NHKをつぶすか生かすか

N国という珍な政党が出現、何と百万票近い得票で議員がひとり生まれた。「NHKをぶっ壊す」がキャッチコピーだ。どうやら小学校の子供たちが気にいってそう叫んでいるそうな。言葉はやや野卑で、それがために心ある人びとには毛嫌いされているらしい。

聞けば「ぶっ壊す」とはまずNHKを見ない人の権利を守るためにスクランブル化を求める傍ら、視聴料金の収集で暴力団紛いの担当員を動員し、あざとい振る舞いをしているNHKの体質をも責めているのだ。何とも穏やかでない話だが、グループを率いる立花議員が元NHKの人間で、結構中枢にいたことから裏の事情に通じているようで、暴力団云々もまんざら根も葉もない話ではないらしいのだ。

いま語られている話に踊らされる愚は避けて、本稿ではテレビというメディアの実態から掘り起こしてことの本質をえぐり出してみたい。

先ず昨今のテレビ事情だが、けばけばしいコマーシャルと低劣な内容が充満する民放テレビは商売道具に堕しており、本来の情報媒体としてNHKが民放局すべてを尻目に一頭地抜きん出ているのは紛れもない。

とはいえ、今はインターネットという新しいメディアが台頭しており、若者を中心に、情報収集はネットで行いテレビをほとんど見ないという層が増えているという。それは何故か。

簡単に言ってしまえば、テレビが流さない情報をインターネットで得ることができるからである。テレビは公共の電波を使い公共性を求められているために、放送内容に自己規制が強く働く傾向があるためだが、そればかりではない。インターネットユーザーの間では、今までテレビや新聞などのマスメディアと言われてきたものが、いわゆる報道しない自由を活用して世論をミスリードしてきたのではないかという疑惑が高まってきている実態があるからだ。

若者を中心に、フェイクニュースは少ないが肝心な情報を流さないテレビよりも、フェイクニュースのリスクがあっても、テレビが流さない情報も含めていつでもどこでも圧倒的に情報量が多く、インタラクティブなインターネットで情報を得る層が増えていくのは時代の流れというものだろう。

とはいえ、ニュースや公共性の高い情報の提供源として、NHKはぶっ壊すには忍びないというのが私の考えだ。集金手段やら見る見ないの選択肢などは枝葉末節で、NHKを亡きものにせよとは暴論だと思う。

ならば、スクランブル化の話は筋違いだ。これはNHKを見ないという連中のための手段だから、NHKを見るという連中には縁のない話だ。仮にスクランブル化が実現したとしても、NHKをぶっ壊すほどの破壊力になるとは限らない。となれば、これをワンイシュウに選挙に挑み議員をひとり送り込んだN国なる政党のそもそもの意図は何処にあるのか、という問題が浮上する理屈だ。

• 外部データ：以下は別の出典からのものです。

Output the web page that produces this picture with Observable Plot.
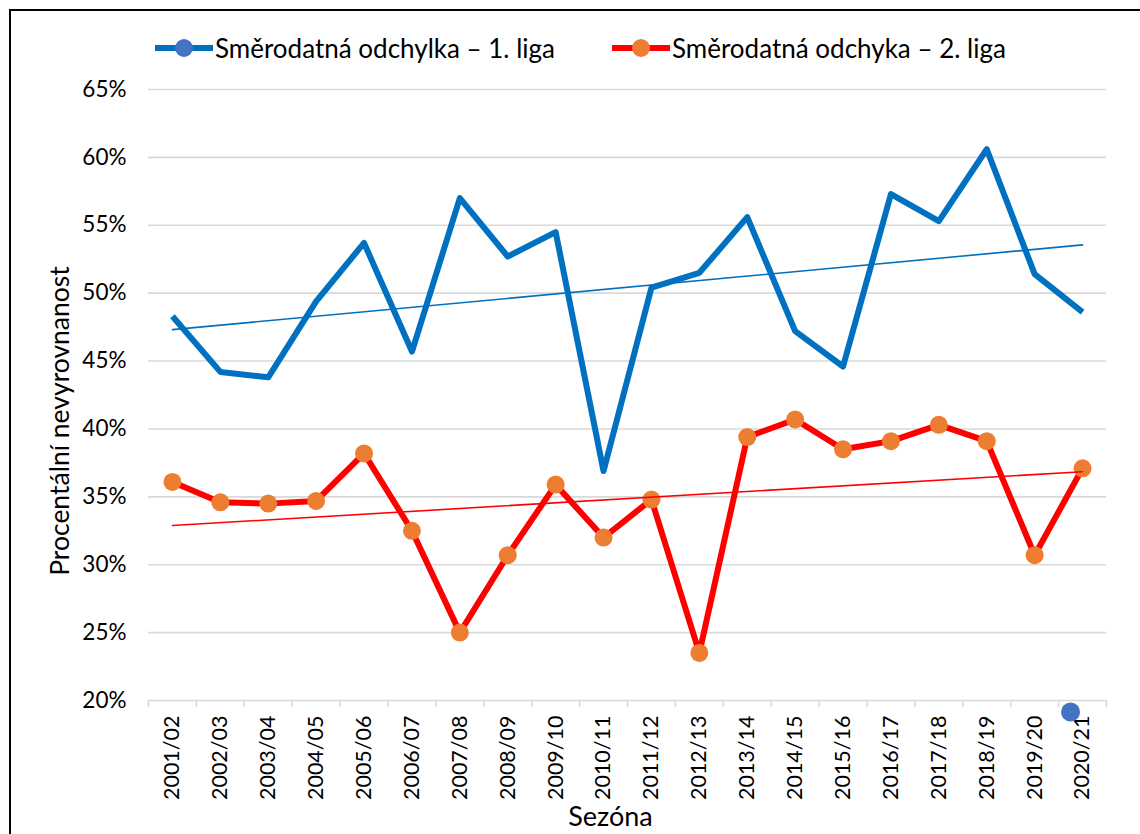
<!DOCTYPE html>
<html>
<head>
<meta charset="utf-8">
<script src="https://cdn.jsdelivr.net/npm/d3@7"></script>
<script src="https://cdn.jsdelivr.net/npm/@observablehq/plot@0.6"></script>
<style>
  html, body { margin: 0; padding: 0; background: #fff; }
  #wrap { position: relative; width: 1140px; height: 834px; overflow: hidden; font-family: Lato, "Open Sans", sans-serif; }
  #frame { position: absolute; left: 9px; top: 9px; width: 1200px; height: 900px; border-left: 2px solid #000; border-top: 2px solid #000; pointer-events: none; }
  #legend { position: relative; height: 62px; }
  .item { position: absolute; top: 48px; display: flex; align-items: center; font-size: 26px; color: #000; white-space: nowrap; }
  .item svg { display: block; margin-right: 2px; }
</style>
</head>
<body>
<div id="wrap">
  <div id="legend"></div>
  <div id="chart"></div>
  <div id="frame"></div>
</div>
<script>
// ---- data ----
const seasons = ["2001/02","2002/03","2003/04","2004/05","2005/06","2006/07","2007/08","2008/09","2009/10","2010/11",
                 "2011/12","2012/13","2013/14","2014/15","2015/16","2016/17","2017/18","2018/19","2019/20","2020/21"];
const liga1 = [48.3,44.2,43.8,49.4,53.7,45.7,57.0,52.7,54.5,36.9,50.4,51.5,55.6,47.2,44.6,57.3,55.3,60.6,51.4,48.6];
const liga2 = [36.1,34.6,34.5,34.7,38.2,32.5,25.0,30.7,35.9,32.0,34.8,23.5,39.4,40.7,38.5,39.1,40.3,39.1,30.7,37.1];
const yTicks = [20,25,30,35,40,45,50,55,60,65];
const seriesNames = ["Směrodatná odchylka – 1. liga", "Směrodatná odchyka – 2. liga"];
// stray marker visible near the last season, below the axis
const strayDot = [{season: "2020/21", value: 19.15}];

const colors = {line1: "#0070C0", marker1: "#4472C4", line2: "#FF0000", marker2: "#ED7D31", grid: "#D9D9D9"};

const rows1 = seasons.map((s, i) => ({i, season: s, value: liga1[i]}));
const rows2 = seasons.map((s, i) => ({i, season: s, value: liga2[i]}));
const idx = seasons.map((_, i) => i);
const bounds = seasons.map((_, i) => i - 0.5).concat([seasons.length - 0.5]);
const stray = strayDot.map(d => ({i: seasons.indexOf(d.season), value: d.value}));

// ---- legend ----
const legend = document.getElementById("legend");
const legendItems = [
  {name: seriesNames[0], line: colors.line1, marker: colors.marker1, left: 155},
  {name: seriesNames[1], line: colors.line2, marker: colors.marker2, left: 612}
];
for (const it of legendItems) {
  const div = document.createElement("div");
  div.className = "item";
  div.style.left = it.left + "px";
  div.style.transform = "translateY(-50%)";
  div.innerHTML = `<svg width="58" height="22"><line x1="0" x2="58" y1="11" y2="11" stroke="${it.line}" stroke-width="6"/><circle cx="29" cy="11" r="9" fill="${it.marker}"/></svg><span>${it.name}</span>`;
  legend.appendChild(div);
}

// ---- chart ----
const H = 772;
const chart = Plot.plot({
  width: 1140,
  height: H,
  marginLeft: 148,
  marginRight: 34,
  marginTop: 27,
  marginBottom: 134,
  style: {fontFamily: "Lato, 'Open Sans', sans-serif", color: "#000", background: "transparent", overflow: "visible"},
  x: {domain: [-0.5, seasons.length - 0.5]},
  y: {domain: [20, 65]},
  marks: [
    Plot.gridY(yTicks, {stroke: colors.grid, strokeOpacity: 1, strokeWidth: 1.6}),
    Plot.axisX({ticks: bounds, tickSize: 7, tickFormat: () => "", stroke: colors.grid, strokeOpacity: 1, strokeWidth: 1.6, label: null}),
    Plot.axisX({ticks: idx, tickFormat: i => seasons[i], tickRotate: -90, tickSize: 0, tickPadding: 15, fontSize: 21.5, label: null}),
    Plot.axisY({ticks: yTicks, tickFormat: d => d + "%", tickSize: 0, tickPadding: 22, fontSize: 22.5, label: null}),
    Plot.line(rows1, {x: "i", y: "value", stroke: colors.line1, strokeWidth: 6, strokeLinejoin: "round", strokeLinecap: "butt"}),
    Plot.line(rows2, {x: "i", y: "value", stroke: colors.line2, strokeWidth: 6, strokeLinejoin: "round", strokeLinecap: "butt"}),
    Plot.dot(rows2, {x: "i", y: "value", r: 9, fill: colors.marker2, stroke: "none"}),
    Plot.linearRegressionY(rows1, {x: "i", y: "value", stroke: colors.line1, strokeWidth: 1.6, ci: 0}),
    Plot.linearRegressionY(rows2, {x: "i", y: "value", stroke: colors.line2, strokeWidth: 1.6, ci: 0}),
    Plot.dot(stray, {x: "i", y: "value", r: 9.5, fill: colors.marker1, stroke: "none", dx: -12}),
    Plot.text(["Procentální nevyrovnanost"], {frameAnchor: "left", textAnchor: "middle", lineAnchor: "middle", rotate: -90, dx: -88, dy: 26, fontSize: 26.5, fill: "#000"}),
    Plot.text(["Sezóna"], {frameAnchor: "bottom", textAnchor: "middle", lineAnchor: "middle", dx: -17, dy: 117, fontSize: 27, fill: "#000"})
  ]
});
document.getElementById("chart").appendChild(chart);
</script>
</body>
</html>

NHKを見たくない人たちの代弁者だと割り切ると、その意図を見誤ることになる。N国という政党は「スクランブル」を隠れ蓑に他に狙いを秘しているように思えてならない。

話の順序として、NHKを見たくない動機を掘り下げてみようか。情報収集はネットで充分でそもそもテレビを見ないから馬鹿にならない金額のNHK視聴料を払いたくない、と云う連中がいる一方、NHKの放送内容に政治的偏向があるから見たくないという向きがある。前者はスクランブル大いに結構と云うだろうが、後者は意外にこれに反対するかも知れない。理由は、偏向云々は兎も角、緊急放送や実況放送、国内外のニュース報道を試聴する割合は高いと思うからだ。

偏向問題について、N国の立花議員によれば、話はNHKの職員に在日が多いなどの論ではなく、経営陣の体質のなせる業だと云う。公共性を謳い中立性を標榜しながら、何処か左翼臭を漂わせるのはそのせいだ、と。何を隠そう私にして、解説番組などでほぼ何の根拠もなくピースピースと囀(さえず)るNHKの立ち位置には違和感以上の不自然さを感じる。だが、偏向などは受け取る側で消化すればいいことで、それを口実にNHKをぶっ壊せとは愚行の極みだ。

だからこう思う。スクランブルとぶっ壊すで参院選で百万票を取り、参院に議員も送り込んだN国には、実は他意があるに違いない。弁舌爽やかな立花議員はいまや例の「みんなの党」の産みの親、渡辺議員と語らい何やら策動しているし、ワンイシュウに拘らぬ風情も見せている。

元来NHKのほぼ中枢にいた同議員には、内側からNHKの建て付けを替える思惑があるのではないか。ぶっ壊すとはそういう意味ではないのか。などなど、N国騒動は意外に面白い後日談が約束されている芝居かも知れない。まあ暫くは舞台の形振りを見届けようか。